O'Brien scrutinised as INM deadline looms

Published May 13, 2009


Dublin - With just days to go before executives at Independent News & Media (INM) have to secure a standstill agreement with its bondholders, the Broadcasting Commission of Ireland (BCI) has announced that it would scrutinise shareholder Denis O'Brien's ownership of a variety of media assets.

INM is the parent company of Independent Newspapers, the owner of Business Report.

Given next Monday's maturity deadline for the e200 million (R2.3 billion) bond, any standstill arrangement would have to be agreed by tomorrow.

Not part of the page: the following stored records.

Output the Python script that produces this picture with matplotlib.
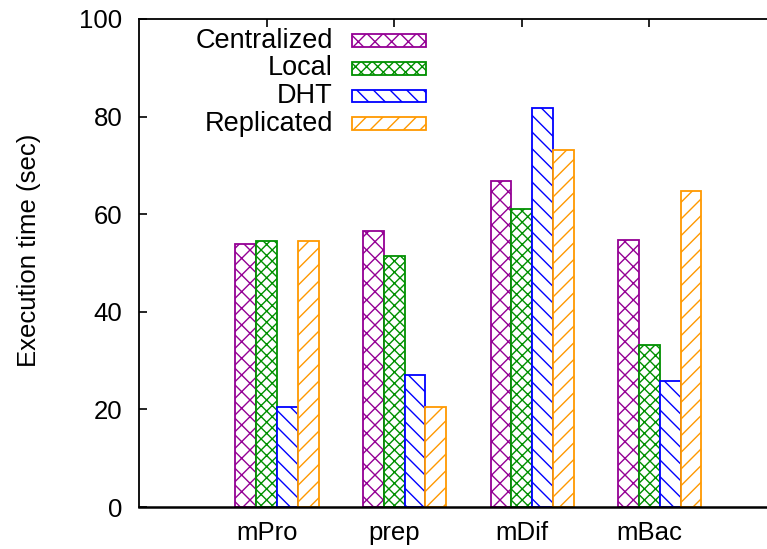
"""Execution time per stage for the four data placement strategies."""

import matplotlib
matplotlib.use("Agg")
import matplotlib.pyplot as plt
import numpy as np
from matplotlib.patches import Rectangle


STAGES = ["mPro", "prep", "mDif", "mBac"]
SERIES = ["Centralized", "Local", "DHT", "Replicated"]

CENTRALIZED = [53.9, 56.5, 66.8, 54.7]
LOCAL = [54.5, 51.5, 61.0, 33.2]
DHT = [20.5, 27.0, 81.7, 25.8]
REPLICATED = [54.5, 20.5, 73.1, 64.8]

COLORS = ["#940094", "#009000", "#0000ff", "#ff9900"]
HATCHES = ["xx", "xxx", "\\\\", "//"]

plt.rcParams["font.family"] = ["Liberation Sans", "DejaVu Sans"]
plt.rcParams["hatch.linewidth"] = 1.0

fig = plt.figure(figsize=(7.67, 5.49), dpi=100)
# right spine sits just outside the canvas, like the original
ax = fig.add_axes([0.1812, 0.0765, 0.8318, 0.8889])

x = np.arange(len(STAGES))
width = 0.163
values = [CENTRALIZED, LOCAL, DHT, REPLICATED]

for i, (vals, color, hatch) in enumerate(zip(values, COLORS, HATCHES)):
    ax.bar(x + (i - 1) * width, vals, width, facecolor="white", edgecolor=color,
           hatch=hatch, linewidth=1.3)

ax.set_xlim(-1, 4)
ax.set_ylim(0, 100)
ax.set_xticks(x)
ax.set_xticklabels(STAGES)
ax.set_yticks(np.arange(0, 101, 20))
ax.tick_params(direction="in", length=6, width=1.2, labelsize=18.5,
               top=True, right=True)
ax.tick_params(axis="x", bottom=False, pad=10)
ax.tick_params(axis="y", pad=12)
ax.set_ylabel("Execution time (sec)", fontsize=18.5)
ax.yaxis.set_label_coords(-0.153, 0.527)
for side in ax.spines.values():
    side.set_linewidth(1.3)
ax.spines["bottom"].set_linewidth(1.8)

# gnuplot-style key: right-aligned text, swatch to its right
row_top = 0.955
row_step = 0.0564
for i, (name, color, hatch) in enumerate(zip(SERIES, COLORS, HATCHES)):
    yc = row_top - i * row_step
    ax.text(0.304, yc, name, transform=ax.transAxes, ha="right", va="center",
            fontsize=19.5)
    ax.add_patch(Rectangle((0.334, yc - 0.0133), 0.116, 0.0266,
                           transform=ax.transAxes, facecolor="white",
                           edgecolor=color, hatch=hatch, linewidth=1.3,
                           clip_on=False))

fig.savefig("out.png", dpi=100)
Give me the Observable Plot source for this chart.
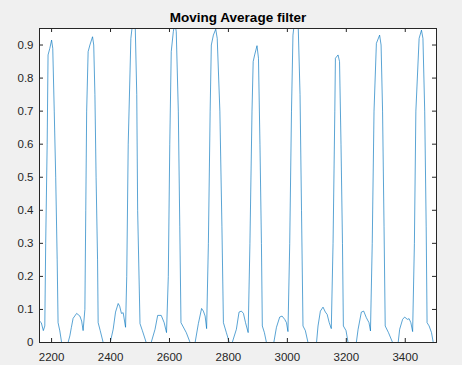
<!DOCTYPE html>
<html><head><meta charset="utf-8">
<script src="https://cdn.jsdelivr.net/npm/d3@7"></script>
<script src="https://cdn.jsdelivr.net/npm/@observablehq/plot@0.6"></script>
<style>html,body{margin:0;padding:0;background:#f0f0f0;overflow:hidden;}</style>
</head><body><div id="chart"></div>
<script>
const titleText = "Moving Average filter";
const sampleIndex = [
  2159,2165,2172,2177,2180,2185,2188,2194,2200,2204,2209,2214,2219,2222,2228,2234,
  2256,2262,2267,2273,2285,2296,2302,2307,2313,2316,2319,2324,
  2330,2339,2343,2347,2351,2356,2358,2365,2375,
  2399,2409,2417,2426,2431,2437,2443,2451,2455,2460,2469,2474,2479,2484,2489,2492,2500,2508,2521,
  2538,2551,2560,2572,2582,2590,2596,2601,2606,2613,2618,2623,2630,2635,2639,2657,2670,
  2687,2698,2709,2715,2721,2726,2732,2738,2742,2749,2757,2762,2771,2778,2783,2793,2803,
  2813,2827,2836,2844,2851,2858,2867,2873,2880,2884,2889,2897,2902,2907,2912,2915,2922,2929,
  2954,2963,2974,2982,2991,2997,3002,3008,3014,3019,3024,3031,3037,3043,3048,3053,3061,3070,
  3099,3104,3112,3121,3129,3135,3142,3149,3155,3161,3163,3172,3177,3182,3187,3190,3199,3206,
  3234,3240,3251,3259,3268,3277,3282,3288,3294,3302,3313,3318,3323,3328,3332,3343,3357,
  3376,3381,3391,3398,3407,3413,3419,3425,3431,3436,3447,3455,3460,3466,3471,3474,3481,3489,3495,3506
];
const amplitude = [
  0.065,0.06,0.036,0.05,0.3,0.6,0.87,0.89,0.915,0.89,0.7,0.5,0.25,0.06,0.035,0,
  0,0.02,0.045,0.073,0.088,0.08,0.065,0.036,0.1,0.4,0.7,0.88,
  0.9,0.925,0.9,0.75,0.5,0.25,0.06,0.036,0,
  0,0.04,0.092,0.118,0.11,0.088,0.09,0.046,0.2,0.6,0.92,0.96,0.98,0.95,0.75,0.4,0.057,0.036,0,
  0,0.04,0.082,0.082,0.06,0.03,0.2,0.6,0.88,0.94,0.97,0.94,0.7,0.35,0.06,0.03,0,
  0,0.057,0.103,0.095,0.08,0.042,0.3,0.7,0.9,0.93,0.948,0.92,0.7,0.35,0.06,0.03,0,
  0,0.04,0.092,0.095,0.088,0.06,0.03,0.3,0.7,0.85,0.87,0.898,0.86,0.6,0.3,0.05,0.03,0,
  0,0.046,0.077,0.08,0.07,0.06,0.033,0.3,0.7,0.93,0.97,0.98,0.95,0.75,0.4,0.05,0.036,0,
  0,0.05,0.095,0.107,0.092,0.085,0.06,0.042,0.3,0.7,0.86,0.87,0.85,0.6,0.3,0.05,0.036,0,
  0,0.04,0.092,0.095,0.075,0.06,0.035,0.3,0.7,0.905,0.93,0.9,0.7,0.35,0.05,0.03,0,
  0,0.04,0.07,0.077,0.07,0.072,0.06,0.033,0.3,0.7,0.92,0.945,0.92,0.7,0.35,0.06,0.05,0.03,0,0
];
const xTicks = [2200, 2400, 2600, 2800, 3000, 3200, 3400];
const yTicks = [0, 0.1, 0.2, 0.3, 0.4, 0.5, 0.6, 0.7, 0.8, 0.9];
const xDomain = [2159, 3506];
const yDomain = [0, 0.95];

const data = sampleIndex.map((x, i) => ({x, y: amplitude[i]}));
const W = 462, H = 365, mL = 39, mR = 26, mT = 28, mB = 23;
const frameH = H - mT - mB, frameW = W - mL - mR, tickLen = 4;
const ink = "#262626";

const chart = Plot.plot({
  width: W, height: H,
  marginLeft: mL, marginRight: mR, marginTop: mT, marginBottom: mB,
  style: {background: "#f0f0f0", fontFamily: "'Liberation Sans', Arial, sans-serif", fontSize: "11.5px", color: ink},
  x: {domain: xDomain},
  y: {domain: yDomain},
  marks: [
    Plot.frame({fill: "white", stroke: null}),
    Plot.line(data, {x: "x", y: "y", stroke: "#0072BD", strokeWidth: 0.65, clip: true}),
    Plot.tickX(xTicks, {x: d => d, stroke: ink, insetTop: frameH - tickLen}),
    Plot.tickX(xTicks, {x: d => d, stroke: ink, insetBottom: frameH - tickLen}),
    Plot.tickY(yTicks, {y: d => d, stroke: ink, insetRight: frameW - tickLen}),
    Plot.tickY(yTicks, {y: d => d, stroke: ink, insetLeft: frameW - tickLen}),
    Plot.axisX(xTicks, {tickSize: 0, tickPadding: 10, tickFormat: d => String(d), label: null, fill: ink}),
    Plot.axisY(yTicks, {tickSize: 0, tickPadding: 6, tickFormat: d => String(d), label: null, fill: ink}),
    Plot.frame({stroke: ink, strokeWidth: 1}),
    Plot.text([titleText], {frameAnchor: "top", lineAnchor: "bottom", dy: -6.5, fontWeight: "bold", fontSize: 13.5, fill: "#000"})
  ]
});
document.getElementById("chart").append(chart);
</script>
</body></html>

It would have to win the agreement of at least 75 percent of the bondholders by value.

According to reports in The Irish Times this week, the BCI has the power to revoke licences, request their divestiture or stop media mergers.

Dublin analysts believe O'Brien, whose Communicorp group owns a number of national and regional radio stations, is committed to INM and will seek a solution to any problems raised by the BCI.

"It's likely to be little more than an inconvenience for him, as the regulators will not want to do anything that might risk adding to unemployment numbers," said one analyst.

O'Brien's firm commitment is regarded as necessary for INM to effect a successful conclusion to its precarious debt situation.

INM management is in tense negotiations with its banks and bondholders, and their advisers, to agree the terms of a debt standstill arrangement. In terms of the proposed agreement, no party would take any action to enforce any claim for payment during the standstill period, which would extend to the end of next month.

INM management has told bondholders that the standstill period is necessary to provide time to complete discussions with bondholders, banks, and top shareholders O'Brien and Tony O'Reilly, aimed at rescheduling all the group's debt and ensuring the provision of sufficient working capital.

O'Brien and O'Reilly each controls about 26 percent of INM.

Dublin-based analysts said this week that it was difficult to see what INM management could hope to achieve by the end of next month that it could not have achieved in the past few months.

One suggestion is that the debtholders and O'Reilly might be persuaded, at this very late stage, to allow O'Brien to take control.

When INM released its financial 2008 results at the end of last month, management said it was likely to default on the e200m bonds and was seeking a possible bailout from its two top shareholders. Since the release of the results and the news of the possible default, the INM share price has firmed to 28 euro cents late yesterday from 23c.